**GOAL OF THE EXERCISE:** Exclude images, then output the remaining data verbatim.

+++ DATA SHOWN +++

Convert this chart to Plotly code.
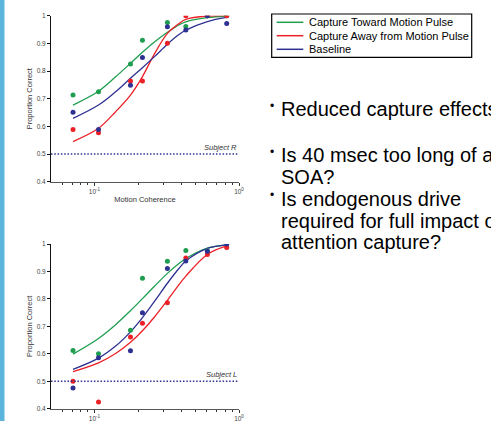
import plotly.graph_objects as go

# ---------------- data ----------------
coherence = [0.071, 0.1066, 0.1774, 0.2147, 0.3195, 0.4285, 0.604, 0.822]

# Subject R (top) observed proportions
r_toward = [0.713, 0.725, 0.825, 0.911, 0.975, 0.961, 1.0, 1.0]
r_away = [0.589, 0.577, 0.764, 0.764, 0.900, 1.0, 1.0, 1.0]
r_base = [0.651, 0.589, 0.749, 0.849, 0.960, 0.948, 1.0, 0.972]

# Subject L (bottom) observed proportions
l_toward = [0.612, 0.600, 0.686, 0.875, 0.937, 0.976, 0.975, 1.0]
l_away = [0.500, 0.424, 0.661, 0.711, 0.786, 0.949, 0.962, 0.987]
l_base = [0.475, 0.586, 0.611, 0.750, 0.911, 0.938, 0.974, 1.0]

# fitted curves
fit_x = [0.071, 0.1066, 0.14, 0.1774, 0.2147, 0.26, 0.3195, 0.38, 0.4285, 0.604, 0.822]
r_fit_toward = [0.677, 0.727, 0.779, 0.828, 0.868, 0.905, 0.940, 0.966, 0.978, 0.993, 0.999]
r_fit_away = [0.545, 0.593, 0.653, 0.713, 0.780, 0.862, 0.936, 0.970, 0.987, 0.999, 1.0]
r_fit_base = [0.629, 0.677, 0.725, 0.774, 0.812, 0.852, 0.897, 0.930, 0.948, 0.979, 0.994]
l_fit_toward = [0.599, 0.656, 0.706, 0.757, 0.801, 0.846, 0.893, 0.927, 0.947, 0.985, 0.997]
l_fit_away = [0.535, 0.567, 0.601, 0.642, 0.684, 0.734, 0.795, 0.848, 0.883, 0.962, 0.993]
l_fit_base = [0.543, 0.584, 0.628, 0.680, 0.732, 0.791, 0.857, 0.908, 0.938, 0.984, 0.997]

series_names = ["Capture Toward Motion Pulse", "Capture Away from Motion Pulse", "Baseline"]
y_ticks = [0.4, 0.5, 0.6, 0.7, 0.8, 0.9, 1]
y_tick_text = ["0.4", "0.5", "0.6", "0.7", "0.8", "0.9", "1"]
x_ticks = [0.1, 1]
x_tick_text = ["10<sup>-1</sup>", "10<sup>0</sup>"]
minor_x = [0.06, 0.07, 0.08, 0.09, 0.2, 0.3, 0.4, 0.5, 0.6, 0.7, 0.8, 0.9]
subjects = ["Subject R", "Subject L"]
bullets = [
    (True, "Reduced capture effects"),
    (True, "Is 40 msec too long of an"),
    (False, "SOA?"),
    (True, "Is endogenous drive"),
    (False, "required for full impact of"),
    (False, "attention capture?"),
]

colors = ["#1f9e50", "#ec2127", "#2e3192"]
W, H = 491, 421
FONT = "Liberation Sans, Arial, sans-serif"

fig = go.Figure()

panels = [
    ("x", "y", [r_toward, r_away, r_base], [r_fit_toward, r_fit_away, r_fit_base]),
    ("x2", "y2", [l_toward, l_away, l_base], [l_fit_toward, l_fit_away, l_fit_base]),
]
for pi, (xa, ya, obs, fits) in enumerate(panels):
    for i in range(3):
        fig.add_trace(go.Scatter(
            x=fit_x, y=fits[i], mode="lines", line=dict(color=colors[i], width=1.3, shape="spline"),
            name=series_names[i], showlegend=False, xaxis=xa, yaxis=ya))
    for i in range(3):
        fig.add_trace(go.Scatter(
            x=coherence, y=obs[i], mode="markers", marker=dict(color=colors[i], size=5),
            name=series_names[i], showlegend=False, xaxis=xa, yaxis=ya))

xdom = [51 / W, 239 / W]
top_dom = [(H - 181.7) / H, (H - 15.7) / H]
bot_dom = [(H - 408.7) / H, (H - 244) / H]

axis_font = dict(family=FONT, size=6.5, color="#444")
title_font = dict(family=FONT, size=7.5, color="#333")


def xaxis_cfg(anchor, title):
    return dict(
        type="log", range=[-1.30103, 0], domain=xdom, anchor=anchor, automargin=False,
        showline=True, linecolor="#555", linewidth=1,
        showgrid=False, zeroline=False,
        tickmode="array", tickvals=x_ticks, ticktext=x_tick_text,
        ticks="outside", ticklen=3, tickcolor="#333", tickwidth=1,
        minor=dict(tickmode="array", tickvals=minor_x, ticks="outside", ticklen=2,
                   tickcolor="#333", tickwidth=1),
        tickfont=axis_font,
        title=dict(text=title, font=title_font, standoff=3),
    )


def yaxis_cfg(dom, anchor):
    return dict(
        range=[0.4, 1.0], domain=dom, anchor=anchor, automargin=False,
        showline=True, linecolor="#111", linewidth=1,
        showgrid=False, zeroline=False,
        tickmode="array", tickvals=y_ticks, ticktext=y_tick_text,
        ticks="outside", ticklen=3, tickcolor="#111", tickwidth=1,
        tickfont=axis_font,
        title=dict(text="Proportion Correct", font=title_font, standoff=3),
    )


fig.update_layout(
    width=W, height=H, margin=dict(l=0, r=0, t=0, b=0, pad=0, autoexpand=False),
    paper_bgcolor="white", plot_bgcolor="white",
    xaxis=xaxis_cfg("y", "Motion Coherence"),
    yaxis=yaxis_cfg(top_dom, "x"),
    xaxis2=xaxis_cfg("y2", ""),
    yaxis2=yaxis_cfg(bot_dom, "x2"),
    showlegend=False,
)

# left accent strip
shapes = [
    dict(type="rect", xref="paper", yref="paper", x0=0, x1=4.5 / W, y0=0, y1=1,
         fillcolor="#5ab4dc", line=dict(width=0), layer="below"),
]
# chance lines
for xr, yr in [("x domain", "y"), ("x2 domain", "y2")]:
    shapes.append(dict(type="line", xref=xr, yref=yr, x0=0, x1=1, y0=0.5, y1=0.5,
                       line=dict(color="#2e3192", width=1.5, dash="1.5px,1.8px")))

annotations = []

# manual legend box
lx0, lx1, ly0, ly1 = 271.7, 471.7, 14, 57.3
shapes.append(dict(type="rect", xref="paper", yref="paper",
                   x0=lx0 / W, x1=lx1 / W, y0=1 - ly1 / H, y1=1 - ly0 / H,
                   line=dict(color="black", width=1.2), fillcolor="white"))
leg_y = [22.3, 35.7, 49.3]
for i in range(3):
    yy = 1 - leg_y[i] / H
    shapes.append(dict(type="line", xref="paper", yref="paper",
                       x0=276.7 / W, x1=303.3 / W, y0=yy, y1=yy,
                       line=dict(color=colors[i], width=1.5)))
    annotations.append(dict(text=series_names[i], xref="paper", yref="paper",
                            x=306.5 / W, y=yy, xanchor="left", yanchor="middle",
                            showarrow=False, font=dict(family=FONT, size=11, color="black")))
fig.update_layout(shapes=shapes)

for s, (xr, yr) in zip(subjects, [("x", "y"), ("x2", "y2")]):
    annotations.append(dict(
        text="<i>" + s + "</i>", xref=xr, yref=yr, x=0, y=0.5, xanchor="right", yanchor="bottom",
        showarrow=False, font=dict(family=FONT, size=7.5, color="#333")))

line_y = [109, 155, 176.7, 198.8, 220.5, 241.7]
for (has_b, t), yy in zip(bullets, line_y):
    if has_b:
        annotations.append(dict(text="•", xref="paper", yref="paper", x=268 / W, y=1 - (yy - 3.5) / H,
                                xanchor="left", yanchor="middle", showarrow=False,
                                font=dict(family=FONT, size=12, color="black")))
    annotations.append(dict(text=t, xref="paper", yref="paper", x=279 / W, y=1 - yy / H,
                            xanchor="left", yanchor="middle", showarrow=False,
                            font=dict(family=FONT, size=20, color="black")))
fig.update_layout(annotations=annotations)

fig.write_html(
    "out.html",
    config={"displayModeBar": False},
    post_script="document.body.style.margin='0';document.body.style.overflow='hidden';",
)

+++

**CORRECT ANSWER:**
Convert this chart to Plotly code.
import plotly.graph_objects as go

# ---------------- data ----------------
coherence = [0.071, 0.1066, 0.1774, 0.2147, 0.3195, 0.4285, 0.604, 0.822]

# Subject R (top) observed proportions
r_toward = [0.713, 0.725, 0.825, 0.911, 0.975, 0.961, 1.0, 1.0]
r_away = [0.589, 0.577, 0.764, 0.764, 0.900, 1.0, 1.0, 1.0]
r_base = [0.651, 0.589, 0.749, 0.849, 0.960, 0.948, 1.0, 0.972]

# Subject L (bottom) observed proportions
l_toward = [0.612, 0.600, 0.686, 0.875, 0.937, 0.976, 0.975, 1.0]
l_away = [0.500, 0.424, 0.661, 0.711, 0.786, 0.949, 0.962, 0.987]
l_base = [0.475, 0.586, 0.611, 0.750, 0.911, 0.938, 0.974, 1.0]

# fitted curves
fit_x = [0.071, 0.1066, 0.14, 0.1774, 0.2147, 0.26, 0.3195, 0.38, 0.4285, 0.604, 0.822]
r_fit_toward = [0.677, 0.727, 0.779, 0.828, 0.868, 0.905, 0.940, 0.966, 0.978, 0.993, 0.999]
r_fit_away = [0.545, 0.593, 0.653, 0.713, 0.780, 0.862, 0.936, 0.970, 0.987, 0.999, 1.0]
r_fit_base = [0.629, 0.677, 0.725, 0.774, 0.812, 0.852, 0.897, 0.930, 0.948, 0.979, 0.994]
l_fit_toward = [0.599, 0.656, 0.706, 0.757, 0.801, 0.846, 0.893, 0.927, 0.947, 0.985, 0.997]
l_fit_away = [0.535, 0.567, 0.601, 0.642, 0.684, 0.734, 0.795, 0.848, 0.883, 0.962, 0.993]
l_fit_base = [0.543, 0.584, 0.628, 0.680, 0.732, 0.791, 0.857, 0.908, 0.938, 0.984, 0.997]

series_names = ["Capture Toward Motion Pulse", "Capture Away from Motion Pulse", "Baseline"]
y_ticks = [0.4, 0.5, 0.6, 0.7, 0.8, 0.9, 1]
y_tick_text = ["0.4", "0.5", "0.6", "0.7", "0.8", "0.9", "1"]
x_ticks = [0.1, 1]
x_tick_text = ["10<sup>-1</sup>", "10<sup>0</sup>"]
minor_x = [0.06, 0.07, 0.08, 0.09, 0.2, 0.3, 0.4, 0.5, 0.6, 0.7, 0.8, 0.9]
subjects = ["Subject R", "Subject L"]
bullets = [
    (True, "Reduced capture effects"),
    (True, "Is 40 msec too long of an"),
    (False, "SOA?"),
    (True, "Is endogenous drive"),
    (False, "required for full impact of"),
    (False, "attention capture?"),
]

colors = ["#1f9e50", "#ec2127", "#2e3192"]
W, H = 491, 421
FONT = "Liberation Sans, Arial, sans-serif"

fig = go.Figure()

panels = [
    ("x", "y", [r_toward, r_away, r_base], [r_fit_toward, r_fit_away, r_fit_base]),
    ("x2", "y2", [l_toward, l_away, l_base], [l_fit_toward, l_fit_away, l_fit_base]),
]
for pi, (xa, ya, obs, fits) in enumerate(panels):
    for i in range(3):
        fig.add_trace(go.Scatter(
            x=fit_x, y=fits[i], mode="lines", line=dict(color=colors[i], width=1.3, shape="spline"),
            name=series_names[i], showlegend=False, xaxis=xa, yaxis=ya))
    for i in range(3):
        fig.add_trace(go.Scatter(
            x=coherence, y=obs[i], mode="markers", marker=dict(color=colors[i], size=5),
            name=series_names[i], showlegend=False, xaxis=xa, yaxis=ya))

xdom = [51 / W, 239 / W]
top_dom = [(H - 181.7) / H, (H - 15.7) / H]
bot_dom = [(H - 408.7) / H, (H - 244) / H]

axis_font = dict(family=FONT, size=6.5, color="#444")
title_font = dict(family=FONT, size=7.5, color="#333")


def xaxis_cfg(anchor, title):
    return dict(
        type="log", range=[-1.30103, 0], domain=xdom, anchor=anchor, automargin=False,
        showline=True, linecolor="#555", linewidth=1,
        showgrid=False, zeroline=False,
        tickmode="array", tickvals=x_ticks, ticktext=x_tick_text,
        ticks="outside", ticklen=3, tickcolor="#333", tickwidth=1,
        minor=dict(tickmode="array", tickvals=minor_x, ticks="outside", ticklen=2,
                   tickcolor="#333", tickwidth=1),
        tickfont=axis_font,
        title=dict(text=title, font=title_font, standoff=3),
    )


def yaxis_cfg(dom, anchor):
    return dict(
        range=[0.4, 1.0], domain=dom, anchor=anchor, automargin=False,
        showline=True, linecolor="#111", linewidth=1,
        showgrid=False, zeroline=False,
        tickmode="array", tickvals=y_ticks, ticktext=y_tick_text,
        ticks="outside", ticklen=3, tickcolor="#111", tickwidth=1,
        tickfont=axis_font,
        title=dict(text="Proportion Correct", font=title_font, standoff=3),
    )


fig.update_layout(
    width=W, height=H, margin=dict(l=0, r=0, t=0, b=0, pad=0, autoexpand=False),
    paper_bgcolor="white", plot_bgcolor="white",
    xaxis=xaxis_cfg("y", "Motion Coherence"),
    yaxis=yaxis_cfg(top_dom, "x"),
    xaxis2=xaxis_cfg("y2", ""),
    yaxis2=yaxis_cfg(bot_dom, "x2"),
    showlegend=False,
)

# left accent strip
shapes = [
    dict(type="rect", xref="paper", yref="paper", x0=0, x1=4.5 / W, y0=0, y1=1,
         fillcolor="#5ab4dc", line=dict(width=0), layer="below"),
]
# chance lines
for xr, yr in [("x domain", "y"), ("x2 domain", "y2")]:
    shapes.append(dict(type="line", xref=xr, yref=yr, x0=0, x1=1, y0=0.5, y1=0.5,
                       line=dict(color="#2e3192", width=1.5, dash="1.5px,1.8px")))

annotations = []

# manual legend box
lx0, lx1, ly0, ly1 = 271.7, 471.7, 14, 57.3
shapes.append(dict(type="rect", xref="paper", yref="paper",
                   x0=lx0 / W, x1=lx1 / W, y0=1 - ly1 / H, y1=1 - ly0 / H,
                   line=dict(color="black", width=1.2), fillcolor="white"))
leg_y = [22.3, 35.7, 49.3]
for i in range(3):
    yy = 1 - leg_y[i] / H
    shapes.append(dict(type="line", xref="paper", yref="paper",
                       x0=276.7 / W, x1=303.3 / W, y0=yy, y1=yy,
                       line=dict(color=colors[i], width=1.5)))
    annotations.append(dict(text=series_names[i], xref="paper", yref="paper",
                            x=306.5 / W, y=yy, xanchor="left", yanchor="middle",
                            showarrow=False, font=dict(family=FONT, size=11, color="black")))
fig.update_layout(shapes=shapes)

for s, (xr, yr) in zip(subjects, [("x", "y"), ("x2", "y2")]):
    annotations.append(dict(
        text="<i>" + s + "</i>", xref=xr, yref=yr, x=0, y=0.5, xanchor="right", yanchor="bottom",
        showarrow=False, font=dict(family=FONT, size=7.5, color="#333")))

line_y = [109, 155, 176.7, 198.8, 220.5, 241.7]
for (has_b, t), yy in zip(bullets, line_y):
    if has_b:
        annotations.append(dict(text="•", xref="paper", yref="paper", x=268 / W, y=1 - (yy - 3.5) / H,
                                xanchor="left", yanchor="middle", showarrow=False,
                                font=dict(family=FONT, size=12, color="black")))
    annotations.append(dict(text=t, xref="paper", yref="paper", x=279 / W, y=1 - yy / H,
                            xanchor="left", yanchor="middle", showarrow=False,
                            font=dict(family=FONT, size=20, color="black")))
fig.update_layout(annotations=annotations)

fig.write_html(
    "out.html",
    config={"displayModeBar": False},
    post_script="document.body.style.margin='0';document.body.style.overflow='hidden';",
)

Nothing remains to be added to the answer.